- [Data provided]:

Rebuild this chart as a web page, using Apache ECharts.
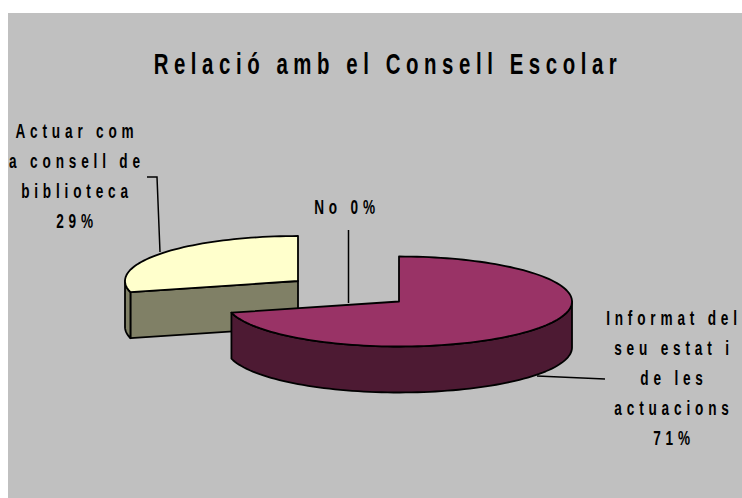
<!DOCTYPE html>
<html><head><meta charset="utf-8">
<style>
html,body{margin:0;padding:0;background:#fff}
#c{width:742px;height:498px}
#c text{letter-spacing:7.1px}
#c text[style*="30px"]{letter-spacing:8.2px}
</style>
<script src="https://cdn.jsdelivr.net/npm/echarts@6/dist/echarts.min.js"></script>
</head><body><div id="c"></div>
<script>
const titleText = 'Relació amb el Consell Escolar';
const categories = ['Informat del seu estat i de les actuacions', 'No', 'Actuar com a consell de biblioteca'];
const values = [71, 0, 29];
const labelLines = [
  ['Informat del', 'seu estat i', 'de les', 'actuacions'],
  ['No'],
  ['Actuar com', 'a consell de', 'biblioteca']
];
const topColors = ['#993366', '#993366', '#FFFFCC'];
const wallColors = ['#4D1A33', '#4D1A33', '#808066'];
const centers = [[399, 301.5], [399, 301.5], [298, 281]];
const labelPos = [[674, 319], [347, 208], [77, 132]];
const leaders = [
  [[537, 376], [605, 379]],
  [[348.5, 230], [348.5, 303]],
  [[147, 177], [157, 177], [160, 252]]
];
const RX = 173, RY = 45, DEPTH = 46, FONT = '"Liberation Sans",Arial,sans-serif', NARROW = 0.68;
const total = values.reduce((a, b) => a + b, 0);
const rad = d => d * Math.PI / 180;
function pt(c, a, dy) { return [c[0] + RX * Math.sin(rad(a)), c[1] - RY * Math.cos(rad(a)) + (dy || 0)]; }
function arc(c, a, b, dy) { const n = Math.max(2, Math.ceil(Math.abs(b - a) / 2)), r = []; for (let i = 0; i <= n; i++) r.push(pt(c, a + (b - a) * i / n, dy)); return r; }
const edge = { stroke: '#000', lineWidth: 1.8, lineJoin: 'round' };
function renderItem(params, api) {
  const i = params.dataIndex, v = api.value(0);
  let start = 0;
  for (let k = 0; k < i; k++) start += values[k] / total * 360;
  const end = start + v / total * 360, c = centers[i], kids = [];
  const z2 = i === 0 ? 10 : 1;
  const poly = (points, fill) => kids.push({ type: 'polygon', z2, shape: { points }, style: Object.assign({ fill }, edge) });
  if (v > 0) {
    [[start, Math.sin(rad(start)) < -1e-6], [end, Math.sin(rad(end)) > 1e-6]].forEach(f => {
      if (f[1]) { const p = pt(c, f[0]), q = [c[0], c[1]]; poly([q, p, [p[0], p[1] + DEPTH], [q[0], q[1] + DEPTH]], wallColors[i]); }
    });
    const a = Math.max(start, 90), b = Math.min(end, 270);
    if (b > a) poly(arc(c, a, b, 0).concat(arc(c, b, a, DEPTH)), wallColors[i]);
    poly([[c[0], c[1]]].concat(arc(c, start, end, 0)), topColors[i]);
  }
  return { type: 'group', children: kids };
}
const pctText = i => Math.round(values[i] / total * 100) + '%';
const labelGraphics = categories.map((name, i) => {
  const multi = labelLines[i].length > 1;
  return {
    type: 'text', x: labelPos[i][0], y: labelPos[i][1] - 15, scaleX: NARROW, z: 20,
    style: {
      text: multi ? labelLines[i].concat(pctText(i)).join('\n') : labelLines[i][0] + ' ' + pctText(i),
      font: 'bold 20px ' + FONT, lineHeight: 30, fill: '#000', align: 'center', verticalAlign: 'top'
    }
  };
});
const leaderGraphics = leaders.map(points => ({
  type: 'polyline', z: 15, shape: { points }, style: { stroke: '#000', lineWidth: 1.5, fill: 'none' }
}));
const titleGraphic = { type: 'text', x: 388, y: 45, scaleX: NARROW, z: 20,
  style: { text: titleText, font: 'bold 30px ' + FONT, lineHeight: 36, fill: '#000', align: 'center', verticalAlign: 'top' } };
const chart = echarts.init(document.getElementById('c'), null, { renderer: 'svg' });
chart.setOption({
  animation: false,
  backgroundColor: '#fff',
  graphic: [{ type: 'rect', z: -10, shape: { x: 8, y: 13, width: 734, height: 485 }, style: { fill: '#C0C0C0' } }, titleGraphic]
    .concat(leaderGraphics, labelGraphics),
  series: [{ type: 'custom', coordinateSystem: 'none', renderItem, z: 5, silent: true,
    data: values.map((v, i) => ({ name: categories[i], value: [v] })) }]
});
</script></body></html>
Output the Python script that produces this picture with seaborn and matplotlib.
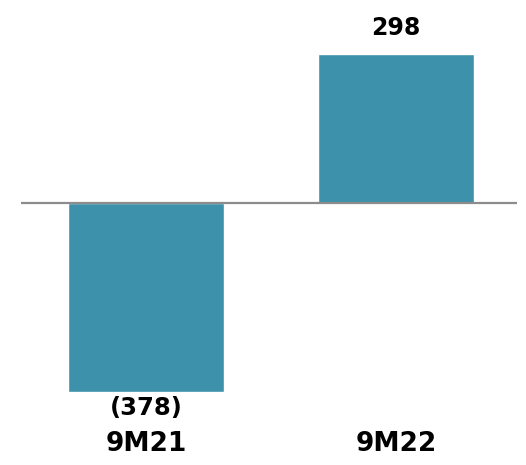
import matplotlib
matplotlib.use('Agg')
import matplotlib.pyplot as plt
import seaborn as sns
import pandas as pd

# ==================== 数据 ====================
categories = ['9M21', '9M22']
values = [-378, 298]
bar_color = '#3d91aa'

df = pd.DataFrame({'period': categories, 'value': values})

sns.set_style('white')
plt.rcParams['font.family'] = ['DejaVu Sans']

fig = plt.figure(figsize=(5.26, 4.65), dpi=100)
# axes: x 21..517 px, y 20..400 px
ax = fig.add_axes([21 / 526, 1 - 400 / 465, 496 / 526, 380 / 465])

sns.barplot(data=df, x='period', y='value', hue='period',
            palette=[bar_color] * len(categories), legend=False,
            width=0.624, saturation=1, ax=ax)

ax.set_xlim(-0.5, 1.484)
ax.set_ylim(-394, 366)
ax.axhline(0, color='#8c8c8c', lw=1.6, zorder=5)

# 数值标签
for i, v in enumerate(values):
    txt = f'{v}' if v >= 0 else f'({abs(v)})'
    if v >= 0:
        ax.annotate(txt, (i, v), xytext=(0, 10), textcoords='offset points',
                    ha='center', va='bottom', fontsize=17, fontweight='bold',
                    color='black')
    else:
        ax.annotate(txt, (i, v), xytext=(0, -3), textcoords='offset points',
                    ha='center', va='top', fontsize=17.5, fontweight='bold',
                    color='black')

ax.set_xlabel('')
ax.set_ylabel('')
ax.set_yticks([])
ax.tick_params(axis='x', length=0, pad=22, labelsize=19, labelcolor='black')
for lbl in ax.get_xticklabels():
    lbl.set_fontweight('bold')
sns.despine(ax=ax, left=True, bottom=True)

fig.savefig('out.png', dpi=100)
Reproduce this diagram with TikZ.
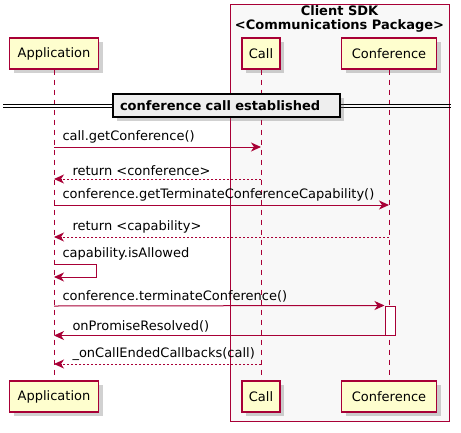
\documentclass[tikz,border=0pt]{standalone}
\usepackage{fontspec}
\setmainfont{DejaVu Sans}
\usetikzlibrary{arrows.meta,shadows}
\definecolor{umlred}{HTML}{A80036}
\definecolor{umlyellow}{HTML}{FEFECE}
\definecolor{boxgray}{HTML}{F8F8F8}
\definecolor{sepgray}{HTML}{EEEEEE}
\tikzset{
  part/.style={draw=umlred,fill=umlyellow,line width=1.2pt,minimum height=31pt,
    inner sep=0pt,font=\fontsize{13}{15}\selectfont,
    drop shadow={shadow xshift=4pt,shadow yshift=-4pt,opacity=.3,fill=black!60}},
  life/.style={umlred,line width=0.8pt,dash pattern=on 5pt off 5pt},
  msg/.style={umlred,line width=1pt,-{Stealth[length=10pt,width=9pt,inset=3pt]}},
  ret/.style={msg,dash pattern=on 2pt off 2pt},
  lbl/.style={inner sep=0pt,font=\fontsize{13}{15}\selectfont,text=black,yshift=3pt},
  sepline/.style={black,line width=1pt},
}
\begin{document}
\begin{tikzpicture}[x=1pt,y=-1pt]
    \useasboundingbox (0,0) rectangle (461,432);

    % group box
    \draw [umlred,fill=boxgray,line width=1pt] (230,4) rectangle (449,421);
    \node [font=\bfseries\fontsize{13}{14}\selectfont,align=center] (sdk) at (339.5,19)
      {Client SDK\\<Communications Package>};

    % participants
    \node [part,minimum width=89pt] (app) at (54,53.5) {Application};
    \node [part,minimum width=38pt] (call) at (261,53.5) {Call};
    \node [part,minimum width=95pt] (conf) at (389,53.5) {Conference};
    \node [part,minimum width=89pt] (app2) at (54,396.5) {Application};
    \node [part,minimum width=38pt] (call2) at (261,396.5) {Call};
    \node [part,minimum width=95pt] (conf2) at (389,396.5) {Conference};

    \draw [life] (app) -- (app2);
    \draw [life] (call) -- (call2);
    \draw [life] (conf) -- (conf2);

    % separator
    \coordinate (sepl) at (3,104);
    \coordinate (sepr) at (451,104);
    \draw [sepline] (sepl) -- (sepr);
    \draw [sepline] ([yshift=-3pt]sepl) -- ([yshift=-3pt]sepr);
    \node [draw=black,fill=sepgray,line width=1.5pt,minimum width=227pt,minimum height=23pt,
      inner xsep=7pt,text width=213pt,align=left,font=\bfseries\fontsize{13}{15}\selectfont,
      drop shadow={shadow xshift=4pt,shadow yshift=-4pt,opacity=.3,fill=black!60}]
      (sep) at (226.5,105.5) {conference call established};

    % message rows
    \coordinate (m1) at (0,147);
    \coordinate (m2) at (0,179);
    \coordinate (m3) at (0,205);
    \coordinate (m4) at (0,237);
    \coordinate (s1) at (0,264);
    \coordinate (s2) at (0,277);
    \coordinate (m5) at (0,306);
    \coordinate (m7) at (0,364);

    \node [draw=umlred,fill=white,line width=1pt,minimum width=10pt,minimum height=29pt,
      inner sep=0pt] (actv) at (390,320.5) {};

    \draw [msg] (app |- m1) -- (call |- m1)
      node [lbl,pos=0,anchor=south west,xshift=8pt] {call.getConference()};
    \draw [ret] (call |- m2) -- (app |- m2)
      node [lbl,pos=1,anchor=south west,xshift=18pt] {return <conference>};
    \draw [msg] (app |- m3) -- (conf |- m3)
      node [lbl,pos=0,anchor=south west,xshift=8pt] {conference.getTerminateConferenceCapability()};
    \draw [ret] (conf |- m4) -- (app |- m4)
      node [lbl,pos=1,anchor=south west,xshift=18pt] {return <capability>};
    \draw [msg] (app |- s1) node [lbl,anchor=south west,xshift=8pt] {capability.isAllowed}
      -- ++(42,0) -- ++(0,13) -- (app |- s2);
    \draw [msg] (app |- m5) -- (actv.north west)
      node [lbl,pos=0,anchor=south west,xshift=8pt] {conference.terminateConference()};
    \draw [msg] (actv.south west) -- (app |- actv.south)
      node [lbl,pos=1,anchor=south west,xshift=18pt] {onPromiseResolved()};
    \draw [ret] (call |- m7) -- (app |- m7)
      node [lbl,pos=1,anchor=south west,xshift=18pt] {\_onCallEndedCallbacks(call)};

\end{tikzpicture}
\end{document}
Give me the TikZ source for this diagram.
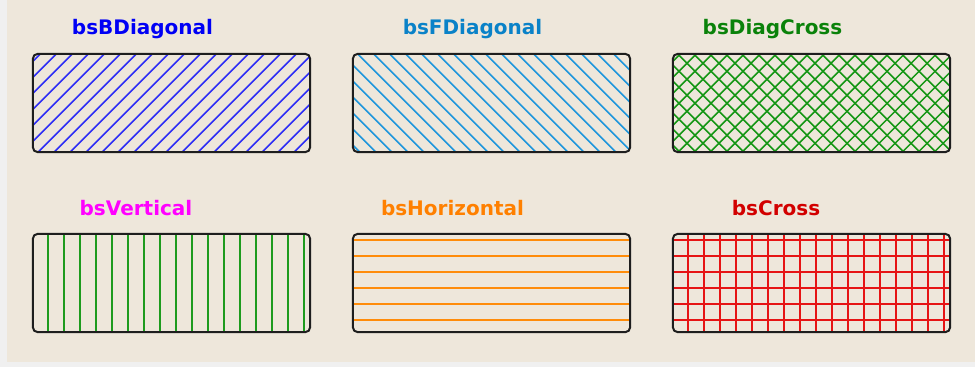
\documentclass[tikz,border=0pt]{standalone}
\usepackage{fontspec}
\newfontfamily\labelfont{DejaVu Sans}

\definecolor{outergray}{RGB}{240,240,240}
\definecolor{panelbeige}{RGB}{238,231,219}
\definecolor{edgeblack}{RGB}{30,30,30}
\definecolor{txtblue}{RGB}{0,0,245}
\definecolor{lineblue}{RGB}{45,45,245}
\definecolor{txtsky}{RGB}{10,130,200}
\definecolor{linesky}{RGB}{30,150,220}
\definecolor{txtgreen}{RGB}{10,130,10}
\definecolor{linegreen}{RGB}{20,150,20}
\definecolor{txtmagenta}{RGB}{255,0,255}
\definecolor{vgreen}{RGB}{30,155,30}
\definecolor{txtorange}{RGB}{255,128,0}
\definecolor{lineorange}{RGB}{255,140,10}
\definecolor{txtred}{RGB}{210,0,0}
\definecolor{linered}{RGB}{230,20,20}

% hatch families, drawn from the box's top-left corner (box is 277 x 98)
\newcommand{\hatchback}[1]{\foreach \s in {7.7,23.7,...,380}{\draw[line width=1.5pt,#1] (\s,0) -- ++(-100,100);}}
\newcommand{\hatchfwd}[1]{\foreach \s in {-107.2,-91.2,...,280}{\draw[line width=1.5pt,#1] (\s,0) -- ++(100,100);}}
\newcommand{\hatchvert}[1]{\foreach \s in {15,31,...,277}{\draw[line width=2.3pt,#1] (\s,-2) -- (\s,100);}}
\newcommand{\hatchhorz}[1]{\foreach \s in {6,22,...,98}{\draw[line width=2.3pt,#1] (-2,\s) -- (280,\s);}}

% fill box #1 with the hatch code #2, then stroke its rounded border
\newcommand{\hatchin}[2]{%
  \begin{scope}
    \clip[rounded corners=5pt] (#1.north west) rectangle (#1.south east);
    \begin{scope}[shift={(#1.north west)}]#2\end{scope}
  \end{scope}
  \draw[boxedge] (#1.north west) rectangle (#1.south east);}

\begin{document}
\begin{tikzpicture}[x=1pt,y=-1pt,
  hatchbox/.style={minimum width=277pt, minimum height=98pt, inner sep=0pt},
  boxedge/.style={draw=edgeblack, line width=2pt, rounded corners=5pt},
  caption/.style={font=\labelfont\bfseries\fontsize{20}{24}\selectfont,
    anchor=base, inner sep=0pt},
]
% window and panel
\fill[outergray] (0,0) rectangle (975,367);
\fill[panelbeige] (7,0) rectangle (975,362);

% captions
\node[caption, text=txtblue]    (l1) at (142.5,34)  {bsBDiagonal};
\node[caption, text=txtsky]     (l2) at (472.5,34)  {bsFDiagonal};
\node[caption, text=txtgreen]   (l3) at (772.5,34)  {bsDiagCross};
\node[caption, text=txtmagenta] (l4) at (136,215)   {bsVertical};
\node[caption, text=txtorange]  (l5) at (452.5,215) {bsHorizontal};
\node[caption, text=txtred]     (l6) at (776,215)   {bsCross};

% box frames
\node[hatchbox] (b1) at (171.5,103) {};
\node[hatchbox] (b2) at (491.5,103) {};
\node[hatchbox] (b3) at (811.5,103) {};
\node[hatchbox] (b4) at (171.5,283) {};
\node[hatchbox] (b5) at (491.5,283) {};
\node[hatchbox] (b6) at (811.5,283) {};

% hatch patterns
\hatchin{b1}{\hatchback{lineblue}}
\hatchin{b2}{\hatchfwd{linesky}}
\hatchin{b3}{\hatchback{linegreen}\hatchfwd{linegreen}}
\hatchin{b4}{\hatchvert{vgreen}}
\hatchin{b5}{\hatchhorz{lineorange}}
\hatchin{b6}{\hatchvert{linered}\hatchhorz{linered}}
\end{tikzpicture}
\end{document}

- [Exercise instructions]:
Word for word, retype the lines in the entries above that run from the one with "Give me the TikZ source for this diagram." through the one with "(7,0) rectangle (975,362);". Both ends count; pictures do not.

- [Worked solution]:
Give me the TikZ source for this diagram.
\documentclass[tikz,border=0pt]{standalone}
\usepackage{fontspec}
\newfontfamily\labelfont{DejaVu Sans}

\definecolor{outergray}{RGB}{240,240,240}
\definecolor{panelbeige}{RGB}{238,231,219}
\definecolor{edgeblack}{RGB}{30,30,30}
\definecolor{txtblue}{RGB}{0,0,245}
\definecolor{lineblue}{RGB}{45,45,245}
\definecolor{txtsky}{RGB}{10,130,200}
\definecolor{linesky}{RGB}{30,150,220}
\definecolor{txtgreen}{RGB}{10,130,10}
\definecolor{linegreen}{RGB}{20,150,20}
\definecolor{txtmagenta}{RGB}{255,0,255}
\definecolor{vgreen}{RGB}{30,155,30}
\definecolor{txtorange}{RGB}{255,128,0}
\definecolor{lineorange}{RGB}{255,140,10}
\definecolor{txtred}{RGB}{210,0,0}
\definecolor{linered}{RGB}{230,20,20}

% hatch families, drawn from the box's top-left corner (box is 277 x 98)
\newcommand{\hatchback}[1]{\foreach \s in {7.7,23.7,...,380}{\draw[line width=1.5pt,#1] (\s,0) -- ++(-100,100);}}
\newcommand{\hatchfwd}[1]{\foreach \s in {-107.2,-91.2,...,280}{\draw[line width=1.5pt,#1] (\s,0) -- ++(100,100);}}
\newcommand{\hatchvert}[1]{\foreach \s in {15,31,...,277}{\draw[line width=2.3pt,#1] (\s,-2) -- (\s,100);}}
\newcommand{\hatchhorz}[1]{\foreach \s in {6,22,...,98}{\draw[line width=2.3pt,#1] (-2,\s) -- (280,\s);}}

% fill box #1 with the hatch code #2, then stroke its rounded border
\newcommand{\hatchin}[2]{%
  \begin{scope}
    \clip[rounded corners=5pt] (#1.north west) rectangle (#1.south east);
    \begin{scope}[shift={(#1.north west)}]#2\end{scope}
  \end{scope}
  \draw[boxedge] (#1.north west) rectangle (#1.south east);}

\begin{document}
\begin{tikzpicture}[x=1pt,y=-1pt,
  hatchbox/.style={minimum width=277pt, minimum height=98pt, inner sep=0pt},
  boxedge/.style={draw=edgeblack, line width=2pt, rounded corners=5pt},
  caption/.style={font=\labelfont\bfseries\fontsize{20}{24}\selectfont,
    anchor=base, inner sep=0pt},
]
% window and panel
\fill[outergray] (0,0) rectangle (975,367);
\fill[panelbeige] (7,0) rectangle (975,362);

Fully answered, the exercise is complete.